# Quotient Rule

Quotient Rule. If $f$ and $g$ are differentiable then $((f(x))/(g(x)))'=(f'(x)g(x)-f(x)g'(x))/(g(x))^2$.

Proof.

Let $h(x)=(f(x))/(g(x))$ then $f(x)=h(x)g(x)$.

Differentiating both sides gives: $f'(x)=(h(x)g(x))'$ or using product rule $f'(x)=h(x)g'(x)+h'(x)g(x)$.

From this we have that $h'(x)=(f'(x)-h(x)g'(x))/(g(x))$.

Remembering that $h(x)=(f(x))/(g(x))$ we can rewrite last identity as $((f(x))/(g(x)))'=(f'(x)-(f(x))/(g(x))g'(x))/(g(x))$ or $((f(x))/(g(x)))'=(f'(x)g(x)-f(x)g'(x))/(g(x))^2$.

Example 1. Find derivative of $f(x)=(e^x)/(x^3+x)$ .

$f'(x)=((e^x)/(x^3+x))'=((e^x)'(x^3+x)-e^x(x^3+x)')/(x^3+x)^2=(e^x(x^3+x)-e^x(3x^2+1))/(x^3+x)^2=$

$=(e^x(x^3-3x^2+x-1))/(x^3+x)^2$.

Example 2. Find derivative of $f(t)=(t^5+1)/t^3$

$f'(t)=((t^5+1)/(t^3))'=((t^5+1)'t^3-(t^5+1)(t^3)')/(t^3)^2=(5t^4t^3-(t^5+1)*3t^2)/t^6=$

$=(5t^7-3t^7-3t^2)/(t^6)=(2t^7-3t^2)/(t^6)=2t-3/t^4$

Note, however that Example 2 can be used without quotient rule. Since $(t^5+1)/t^3=t^2+1/t^3=t^2+t^(-3)$ then

$f'(t)=2t^(2-1)-3t^(-3-1)=2t-3t^(-4)=2t-3/t^4$ .

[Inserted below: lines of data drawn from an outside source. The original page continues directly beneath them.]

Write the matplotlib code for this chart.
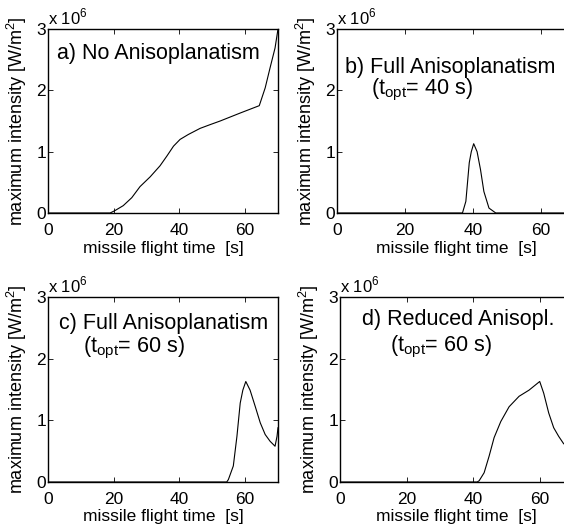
import numpy as np
import matplotlib
matplotlib.use("Agg")
import matplotlib.pyplot as plt

plt.rcParams['font.family'] = ['Liberation Sans', 'DejaVu Sans']
plt.rcParams['mathtext.fontset'] = 'custom'
plt.rcParams['mathtext.rm'] = 'Liberation Sans'

# a) no anisoplanatism
t_a = [0, 17, 18.9, 20.4, 22.9, 25.5, 28, 31.1, 34.1, 36.2, 38.2, 40.2, 42.7, 46.3, 49.3,
       52.4, 58.5, 64.3, 66.1, 67.6, 69.1, 70]
i_a = [0, 0, 0.0, 0.04, 0.12, 0.25, 0.43, 0.59, 0.77, 0.93, 1.09, 1.2, 1.28, 1.38, 1.44,
       1.5, 1.63, 1.75, 2.04, 2.37, 2.69, 3.0]

# b) full anisoplanatism, t_opt = 40 s
t_b = [0, 36.9, 37.9, 38.9, 39.5, 40.2, 41.2, 42.2, 43.2, 44.7, 46.7, 70]
i_b = [0, 0, 0.19, 0.82, 1.0, 1.13, 1.0, 0.71, 0.35, 0.08, 0, 0]

# c) full anisoplanatism, t_opt = 60 s
t_c = [0, 54.4, 54.9, 56.4, 57.5, 58.5, 59.3, 60.2, 61.5, 63.1, 64.6, 66.1, 67.6, 69.1, 69.7, 70]
i_c = [0, 0, 0.04, 0.26, 0.74, 1.28, 1.49, 1.63, 1.49, 1.22, 0.96, 0.77, 0.66, 0.58, 0.74, 0.88]

# d) reduced anisoplanatism, t_opt = 60 s
t_d = [0, 41.2, 41.8, 43.3, 44.8, 46.3, 48.3, 50.8, 53.8, 56.8, 60, 61.2, 62.7, 64.2, 65.7,
       67.2, 69, 70]
i_d = [0, 0, 0.02, 0.15, 0.42, 0.72, 0.98, 1.22, 1.39, 1.49, 1.63, 1.44, 1.12, 0.88, 0.74,
       0.62, 0.57, 0.8]

panels = [
    (t_a, i_a, "a) No Anisoplanatism", None),
    (t_b, i_b, "b) Full Anisoplanatism", "40"),
    (t_c, i_c, "c) Full Anisoplanatism", "60"),
    (t_d, i_d, "d) Reduced Anisopl.", "60"),
]

W, H = 564, 527
fig = plt.figure(figsize=(W / 100, H / 100), dpi=100)

# axes boxes in pixels: left, top, width, height
boxes = [(48, 29, 230, 184), (337, 29, 238, 184), (48, 297, 230, 185), (340, 297, 233, 185)]
# label positions in pixels
title_pos = [(57, 53), (345, 67), (59, 323), (362, 320)]
sub_pos = [None, (371, 90), (83, 348), (390, 347)]

for k, (t, y, title, topt) in enumerate(panels):
    l, tp, w, h = boxes[k]
    ax = fig.add_axes([l / W, 1 - (tp + h) / H, w / W, h / H])
    ax.plot(t, y, color='black', lw=0.8)
    ax.set_xlim(0, 70)
    ax.set_ylim(0, 3)
    ax.set_xticks([0, 20, 40, 60])
    ax.set_yticks([0, 1, 2, 3])
    ax.tick_params(direction='in', top=True, right=True, length=3.5, width=0.6,
                   labelsize=12.5)
    ax.tick_params(axis='x', pad=7)
    ax.tick_params(axis='y', pad=1.5)
    for s in ax.spines.values():
        s.set_linewidth(1.0)
    ax.set_xlabel("missile flight time  [s]", fontsize=12.5, labelpad=2)
    ax.set_ylabel(r"maximum intensity [W/m$^\mathregular{2}$]", fontsize=13, labelpad=5)
    ax.text(0, 1.01, r"x 10$^\mathregular{6}$", transform=ax.transAxes,
            fontsize=12, ha='left', va='bottom')
    tx, ty = title_pos[k]
    ax.text((tx - l) / w, 1 - (ty - tp) / h, title, transform=ax.transAxes,
            fontsize=15.5, ha='left', va='center')
    if topt is not None:
        sx, sy = sub_pos[k]
        ax.text((sx - l) / w, 1 - (sy - tp) / h,
                r"(t$_\mathregular{opt}$= " + topt + " s)", transform=ax.transAxes,
                fontsize=15.5, ha='left', va='center')

fig.savefig("out.png", dpi=100)
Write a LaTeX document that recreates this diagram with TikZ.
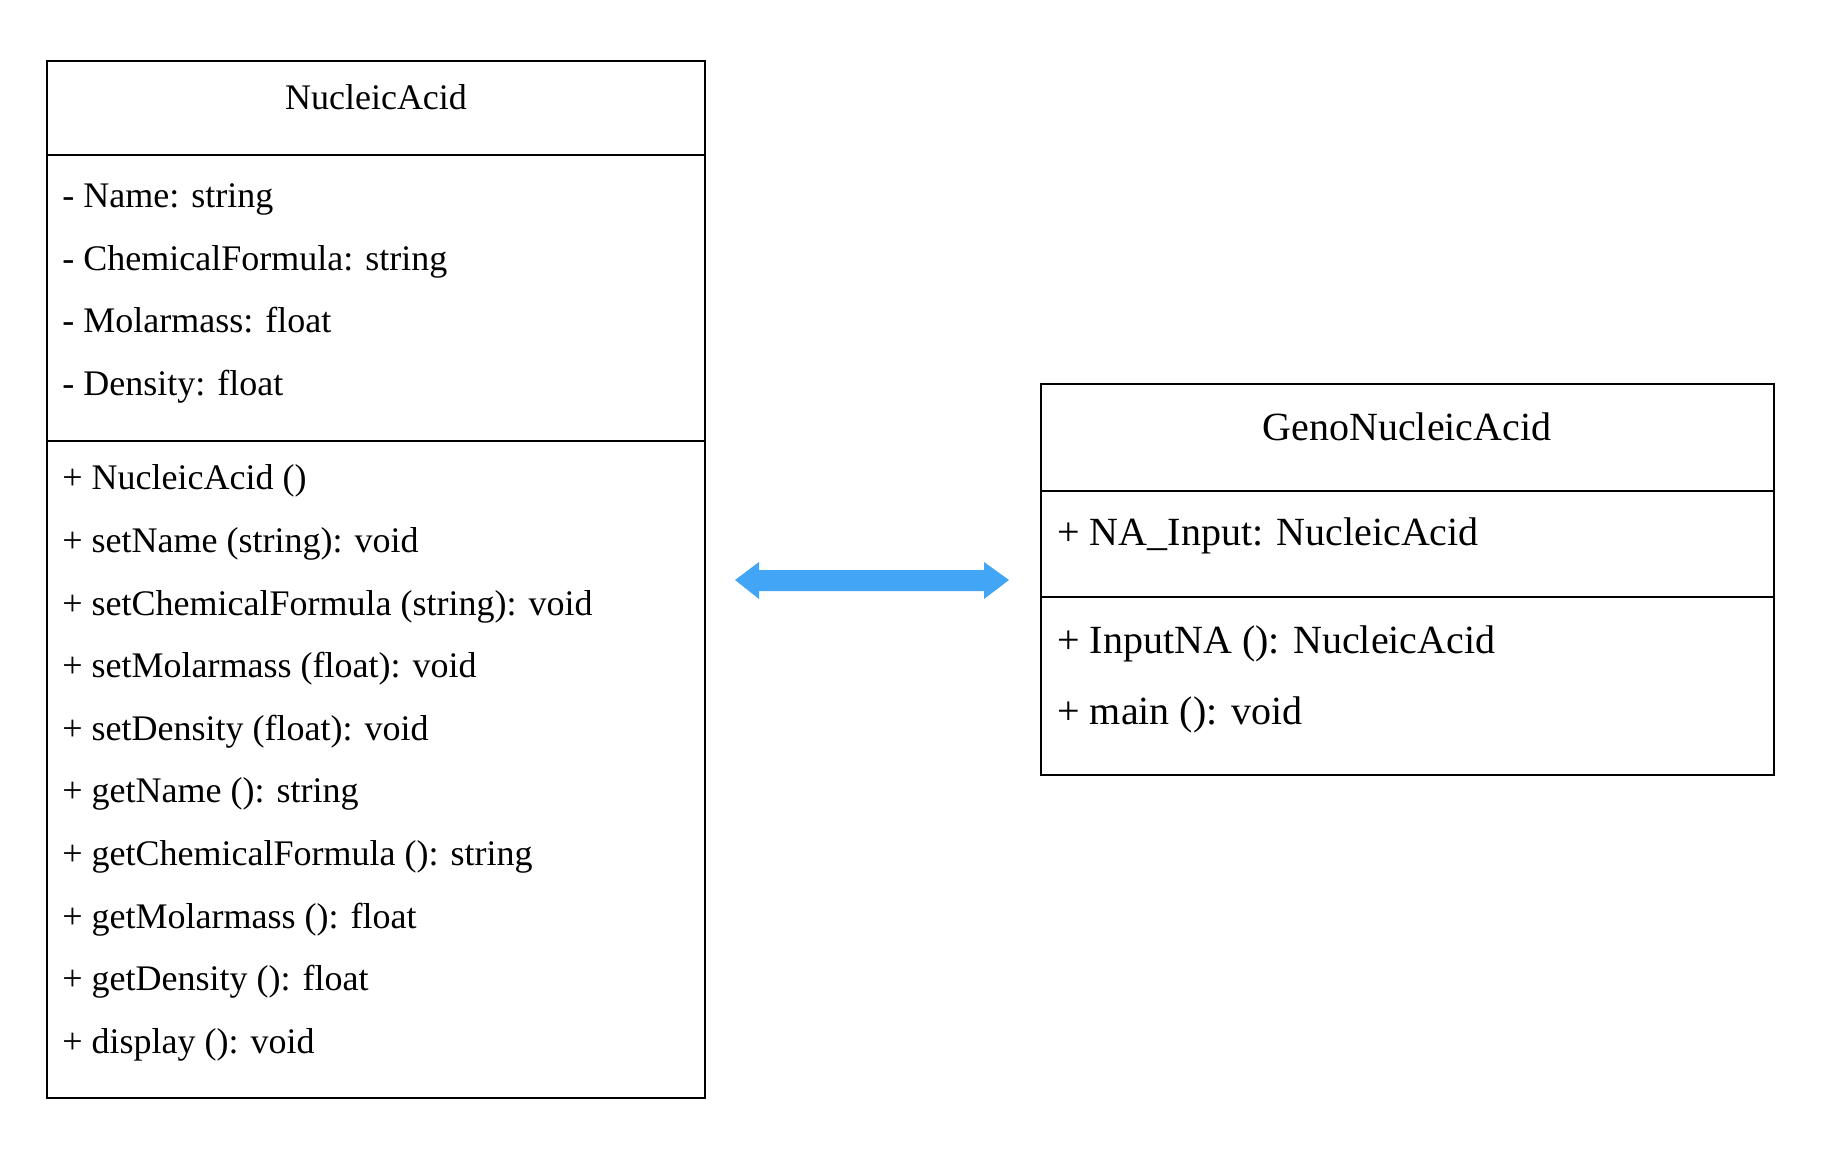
\documentclass[tikz,border=0pt]{standalone}
\usepackage{fontspec}
\setmainfont{Liberation Serif}
\usetikzlibrary{calc}
\definecolor{arrowblue}{HTML}{42A5F5}
\begin{document}
\begin{tikzpicture}[x=0.5pt,y=-0.5pt,
  boxline/.style={draw=black,line width=1.2pt},
  ltext/.style={anchor=west,inner sep=0pt,text height=0.7em,text depth=0.22em,font=\fontsize{18}{20}\selectfont},
  rtext/.style={anchor=west,inner sep=0pt,text height=0.7em,text depth=0.22em,font=\fontsize{20}{22}\selectfont},
  ltitle/.style={inner sep=0pt,text height=0.7em,text depth=0.22em,font=\fontsize{18}{20}\selectfont},
  rtitle/.style={inner sep=0pt,text height=0.7em,text depth=0.22em,font=\fontsize{20}{22}\selectfont}]
\useasboundingbox (0,0) rectangle (1830,1166);
% left class box
\draw[boxline] (47,61) rectangle (705,1098);
\draw[boxline] (47,155) -- (705,155);
\draw[boxline] (47,441) -- (705,441);
\node[ltitle] (naT) at (376,105) {NucleicAcid};
\node[ltext] (a1) at (62,203) {- Name: string};
\node[ltext] (a2) at (62,266) {- ChemicalFormula: string};
\node[ltext] (a3) at (62,328) {- Molarmass: float};
\node[ltext] (a4) at (62,391) {- Density: float};
\node[ltext] (m1) at (62,485) {+ NucleicAcid ()};
\node[ltext] (m2) at (62,548) {+ setName (string): void};
\node[ltext] (m3) at (62,611) {+ setChemicalFormula (string): void};
\node[ltext] (m4) at (62,673) {+ setMolarmass (float): void};
\node[ltext] (m5) at (62,736) {+ setDensity (float): void};
\node[ltext] (m6) at (62,798) {+ getName (): string};
\node[ltext] (m7) at (62,861) {+ getChemicalFormula (): string};
\node[ltext] (m8) at (62,924) {+ getMolarmass (): float};
\node[ltext] (m9) at (62,986) {+ getDensity (): float};
\node[ltext] (m10) at (62,1049) {+ display (): void};
% right class box
\draw[boxline] (1041,384) rectangle (1774,775);
\draw[boxline] (1041,491) -- (1774,491);
\draw[boxline] (1041,597) -- (1774,597);
\node[rtitle] (gT) at (1407,436) {GenoNucleicAcid};
\node[rtext] (g1) at (1057,541) {+ NA\_Input: NucleicAcid};
\node[rtext] (g2) at (1057,649) {+ InputNA (): NucleicAcid};
\node[rtext] (g3) at (1057,720) {+ main (): void};
% double arrow
\coordinate (arrL) at (735,580);
\coordinate (arrR) at (1009,580);
\fill[arrowblue] (arrL) -- ++(24,-18) -- ++(0,8) -- ($(arrR)+(-25,-10)$) -- ++(0,-8) -- (arrR) -- ++(-25,19) -- ++(0,-8) -- ($(arrL)+(24,11)$) -- ++(0,8) -- cycle;
\end{tikzpicture}
\end{document}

Example 2 showed that first you need to look at the function and make sure that quotient rule is the only way to find derivative (like in Example 1).

General advice is not to use quotient rule every time you see quotient. It is rather hard technique and if there are other ways to find derivative, use them.